** start of Data extract **

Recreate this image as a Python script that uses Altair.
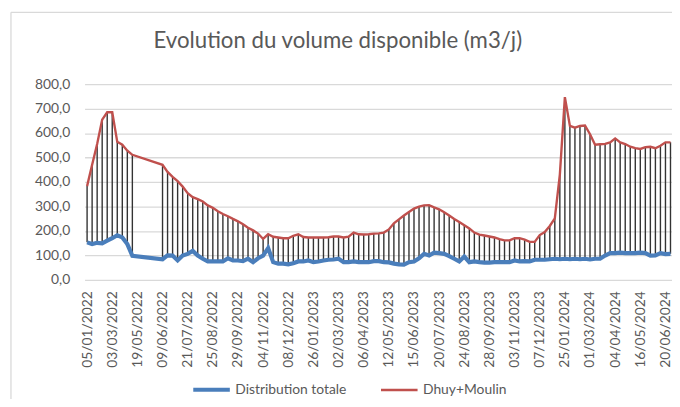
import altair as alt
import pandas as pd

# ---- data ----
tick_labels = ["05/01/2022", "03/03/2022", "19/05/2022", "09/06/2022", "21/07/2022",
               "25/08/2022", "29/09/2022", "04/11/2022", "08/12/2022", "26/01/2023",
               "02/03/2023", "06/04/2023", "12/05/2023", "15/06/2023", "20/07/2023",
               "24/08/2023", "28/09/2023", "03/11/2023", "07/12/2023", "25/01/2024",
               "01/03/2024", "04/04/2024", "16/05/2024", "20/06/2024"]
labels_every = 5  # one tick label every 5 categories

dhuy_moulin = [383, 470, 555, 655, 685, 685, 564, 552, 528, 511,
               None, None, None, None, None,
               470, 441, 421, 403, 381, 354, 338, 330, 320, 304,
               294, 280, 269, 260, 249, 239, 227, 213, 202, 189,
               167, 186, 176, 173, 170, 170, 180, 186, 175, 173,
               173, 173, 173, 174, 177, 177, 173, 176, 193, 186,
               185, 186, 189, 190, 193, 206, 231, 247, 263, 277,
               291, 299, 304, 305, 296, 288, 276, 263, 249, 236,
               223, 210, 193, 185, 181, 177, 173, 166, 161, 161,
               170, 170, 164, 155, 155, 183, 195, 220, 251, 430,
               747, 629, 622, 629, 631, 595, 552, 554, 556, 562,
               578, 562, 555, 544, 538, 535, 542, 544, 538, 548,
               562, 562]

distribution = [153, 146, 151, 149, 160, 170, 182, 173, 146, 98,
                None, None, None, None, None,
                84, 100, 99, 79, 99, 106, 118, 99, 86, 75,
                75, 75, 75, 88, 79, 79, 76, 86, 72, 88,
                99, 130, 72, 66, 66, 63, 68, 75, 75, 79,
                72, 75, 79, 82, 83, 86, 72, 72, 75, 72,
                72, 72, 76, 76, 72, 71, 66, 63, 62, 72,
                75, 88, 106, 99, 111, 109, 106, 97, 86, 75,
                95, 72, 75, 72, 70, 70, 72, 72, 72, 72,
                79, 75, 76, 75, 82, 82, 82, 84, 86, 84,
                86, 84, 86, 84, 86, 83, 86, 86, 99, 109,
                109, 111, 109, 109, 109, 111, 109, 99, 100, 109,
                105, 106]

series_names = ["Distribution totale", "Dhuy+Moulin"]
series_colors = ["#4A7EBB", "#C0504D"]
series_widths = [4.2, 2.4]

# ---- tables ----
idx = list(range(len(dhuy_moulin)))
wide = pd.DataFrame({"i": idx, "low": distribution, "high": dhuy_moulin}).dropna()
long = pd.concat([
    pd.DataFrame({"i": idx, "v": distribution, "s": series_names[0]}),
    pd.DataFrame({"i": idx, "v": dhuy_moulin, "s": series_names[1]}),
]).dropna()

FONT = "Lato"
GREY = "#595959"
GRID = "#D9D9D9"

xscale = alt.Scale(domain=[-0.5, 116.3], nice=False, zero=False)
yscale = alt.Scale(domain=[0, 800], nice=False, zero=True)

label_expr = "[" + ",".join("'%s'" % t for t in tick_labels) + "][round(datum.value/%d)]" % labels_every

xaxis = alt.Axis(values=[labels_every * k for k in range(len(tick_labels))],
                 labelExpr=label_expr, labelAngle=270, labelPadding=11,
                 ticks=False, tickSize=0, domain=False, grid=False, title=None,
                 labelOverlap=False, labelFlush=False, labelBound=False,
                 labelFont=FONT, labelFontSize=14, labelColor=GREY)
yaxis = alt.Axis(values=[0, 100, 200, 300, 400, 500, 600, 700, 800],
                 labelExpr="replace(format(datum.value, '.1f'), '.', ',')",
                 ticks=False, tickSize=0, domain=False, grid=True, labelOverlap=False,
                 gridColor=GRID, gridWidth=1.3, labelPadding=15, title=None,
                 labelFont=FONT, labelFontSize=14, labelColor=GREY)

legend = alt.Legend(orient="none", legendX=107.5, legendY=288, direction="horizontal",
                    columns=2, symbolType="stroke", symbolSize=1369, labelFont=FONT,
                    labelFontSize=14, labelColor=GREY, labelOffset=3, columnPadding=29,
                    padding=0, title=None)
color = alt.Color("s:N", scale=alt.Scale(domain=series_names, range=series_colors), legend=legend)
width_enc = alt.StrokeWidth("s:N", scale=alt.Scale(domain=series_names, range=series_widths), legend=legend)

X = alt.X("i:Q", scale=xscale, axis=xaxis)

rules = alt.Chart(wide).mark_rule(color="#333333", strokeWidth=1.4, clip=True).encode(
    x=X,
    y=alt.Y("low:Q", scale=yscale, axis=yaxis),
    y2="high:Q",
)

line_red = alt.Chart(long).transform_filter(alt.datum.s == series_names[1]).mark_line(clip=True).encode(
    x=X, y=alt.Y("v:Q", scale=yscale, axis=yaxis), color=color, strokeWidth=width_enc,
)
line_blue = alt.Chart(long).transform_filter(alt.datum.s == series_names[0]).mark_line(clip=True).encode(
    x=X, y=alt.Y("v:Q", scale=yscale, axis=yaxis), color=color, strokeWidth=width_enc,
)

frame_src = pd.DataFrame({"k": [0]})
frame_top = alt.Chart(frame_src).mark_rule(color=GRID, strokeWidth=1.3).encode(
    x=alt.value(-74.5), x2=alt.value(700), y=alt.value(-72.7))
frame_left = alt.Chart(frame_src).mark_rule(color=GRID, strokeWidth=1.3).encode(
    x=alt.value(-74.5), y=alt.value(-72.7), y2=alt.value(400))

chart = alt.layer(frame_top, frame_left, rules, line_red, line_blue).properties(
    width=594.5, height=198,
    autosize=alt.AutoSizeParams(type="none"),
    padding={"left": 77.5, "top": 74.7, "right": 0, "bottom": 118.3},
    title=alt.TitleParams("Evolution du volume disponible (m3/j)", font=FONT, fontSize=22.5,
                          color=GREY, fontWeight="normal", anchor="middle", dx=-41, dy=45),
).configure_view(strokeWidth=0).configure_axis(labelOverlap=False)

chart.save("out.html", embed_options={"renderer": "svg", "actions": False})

** end of Data extract **

Omit the pictures, then output the rest of the listing exactly.

Recreate this image as a Python script that uses Altair.
import altair as alt
import pandas as pd

# ---- data ----
tick_labels = ["05/01/2022", "03/03/2022", "19/05/2022", "09/06/2022", "21/07/2022",
               "25/08/2022", "29/09/2022", "04/11/2022", "08/12/2022", "26/01/2023",
               "02/03/2023", "06/04/2023", "12/05/2023", "15/06/2023", "20/07/2023",
               "24/08/2023", "28/09/2023", "03/11/2023", "07/12/2023", "25/01/2024",
               "01/03/2024", "04/04/2024", "16/05/2024", "20/06/2024"]
labels_every = 5  # one tick label every 5 categories

dhuy_moulin = [383, 470, 555, 655, 685, 685, 564, 552, 528, 511,
               None, None, None, None, None,
               470, 441, 421, 403, 381, 354, 338, 330, 320, 304,
               294, 280, 269, 260, 249, 239, 227, 213, 202, 189,
               167, 186, 176, 173, 170, 170, 180, 186, 175, 173,
               173, 173, 173, 174, 177, 177, 173, 176, 193, 186,
               185, 186, 189, 190, 193, 206, 231, 247, 263, 277,
               291, 299, 304, 305, 296, 288, 276, 263, 249, 236,
               223, 210, 193, 185, 181, 177, 173, 166, 161, 161,
               170, 170, 164, 155, 155, 183, 195, 220, 251, 430,
               747, 629, 622, 629, 631, 595, 552, 554, 556, 562,
               578, 562, 555, 544, 538, 535, 542, 544, 538, 548,
               562, 562]

distribution = [153, 146, 151, 149, 160, 170, 182, 173, 146, 98,
                None, None, None, None, None,
                84, 100, 99, 79, 99, 106, 118, 99, 86, 75,
                75, 75, 75, 88, 79, 79, 76, 86, 72, 88,
                99, 130, 72, 66, 66, 63, 68, 75, 75, 79,
                72, 75, 79, 82, 83, 86, 72, 72, 75, 72,
                72, 72, 76, 76, 72, 71, 66, 63, 62, 72,
                75, 88, 106, 99, 111, 109, 106, 97, 86, 75,
                95, 72, 75, 72, 70, 70, 72, 72, 72, 72,
                79, 75, 76, 75, 82, 82, 82, 84, 86, 84,
                86, 84, 86, 84, 86, 83, 86, 86, 99, 109,
                109, 111, 109, 109, 109, 111, 109, 99, 100, 109,
                105, 106]

series_names = ["Distribution totale", "Dhuy+Moulin"]
series_colors = ["#4A7EBB", "#C0504D"]
series_widths = [4.2, 2.4]

# ---- tables ----
idx = list(range(len(dhuy_moulin)))
wide = pd.DataFrame({"i": idx, "low": distribution, "high": dhuy_moulin}).dropna()
long = pd.concat([
    pd.DataFrame({"i": idx, "v": distribution, "s": series_names[0]}),
    pd.DataFrame({"i": idx, "v": dhuy_moulin, "s": series_names[1]}),
]).dropna()

FONT = "Lato"
GREY = "#595959"
GRID = "#D9D9D9"

xscale = alt.Scale(domain=[-0.5, 116.3], nice=False, zero=False)
yscale = alt.Scale(domain=[0, 800], nice=False, zero=True)

label_expr = "[" + ",".join("'%s'" % t for t in tick_labels) + "][round(datum.value/%d)]" % labels_every

xaxis = alt.Axis(values=[labels_every * k for k in range(len(tick_labels))],
                 labelExpr=label_expr, labelAngle=270, labelPadding=11,
                 ticks=False, tickSize=0, domain=False, grid=False, title=None,
                 labelOverlap=False, labelFlush=False, labelBound=False,
                 labelFont=FONT, labelFontSize=14, labelColor=GREY)
yaxis = alt.Axis(values=[0, 100, 200, 300, 400, 500, 600, 700, 800],
                 labelExpr="replace(format(datum.value, '.1f'), '.', ',')",
                 ticks=False, tickSize=0, domain=False, grid=True, labelOverlap=False,
                 gridColor=GRID, gridWidth=1.3, labelPadding=15, title=None,
                 labelFont=FONT, labelFontSize=14, labelColor=GREY)

legend = alt.Legend(orient="none", legendX=107.5, legendY=288, direction="horizontal",
                    columns=2, symbolType="stroke", symbolSize=1369, labelFont=FONT,
                    labelFontSize=14, labelColor=GREY, labelOffset=3, columnPadding=29,
                    padding=0, title=None)
color = alt.Color("s:N", scale=alt.Scale(domain=series_names, range=series_colors), legend=legend)
width_enc = alt.StrokeWidth("s:N", scale=alt.Scale(domain=series_names, range=series_widths), legend=legend)

X = alt.X("i:Q", scale=xscale, axis=xaxis)

rules = alt.Chart(wide).mark_rule(color="#333333", strokeWidth=1.4, clip=True).encode(
    x=X,
    y=alt.Y("low:Q", scale=yscale, axis=yaxis),
    y2="high:Q",
)

line_red = alt.Chart(long).transform_filter(alt.datum.s == series_names[1]).mark_line(clip=True).encode(
    x=X, y=alt.Y("v:Q", scale=yscale, axis=yaxis), color=color, strokeWidth=width_enc,
)
line_blue = alt.Chart(long).transform_filter(alt.datum.s == series_names[0]).mark_line(clip=True).encode(
    x=X, y=alt.Y("v:Q", scale=yscale, axis=yaxis), color=color, strokeWidth=width_enc,
)

frame_src = pd.DataFrame({"k": [0]})
frame_top = alt.Chart(frame_src).mark_rule(color=GRID, strokeWidth=1.3).encode(
    x=alt.value(-74.5), x2=alt.value(700), y=alt.value(-72.7))
frame_left = alt.Chart(frame_src).mark_rule(color=GRID, strokeWidth=1.3).encode(
    x=alt.value(-74.5), y=alt.value(-72.7), y2=alt.value(400))

chart = alt.layer(frame_top, frame_left, rules, line_red, line_blue).properties(
    width=594.5, height=198,
    autosize=alt.AutoSizeParams(type="none"),
    padding={"left": 77.5, "top": 74.7, "right": 0, "bottom": 118.3},
    title=alt.TitleParams("Evolution du volume disponible (m3/j)", font=FONT, fontSize=22.5,
                          color=GREY, fontWeight="normal", anchor="middle", dx=-41, dy=45),
).configure_view(strokeWidth=0).configure_axis(labelOverlap=False)

chart.save("out.html", embed_options={"renderer": "svg", "actions": False})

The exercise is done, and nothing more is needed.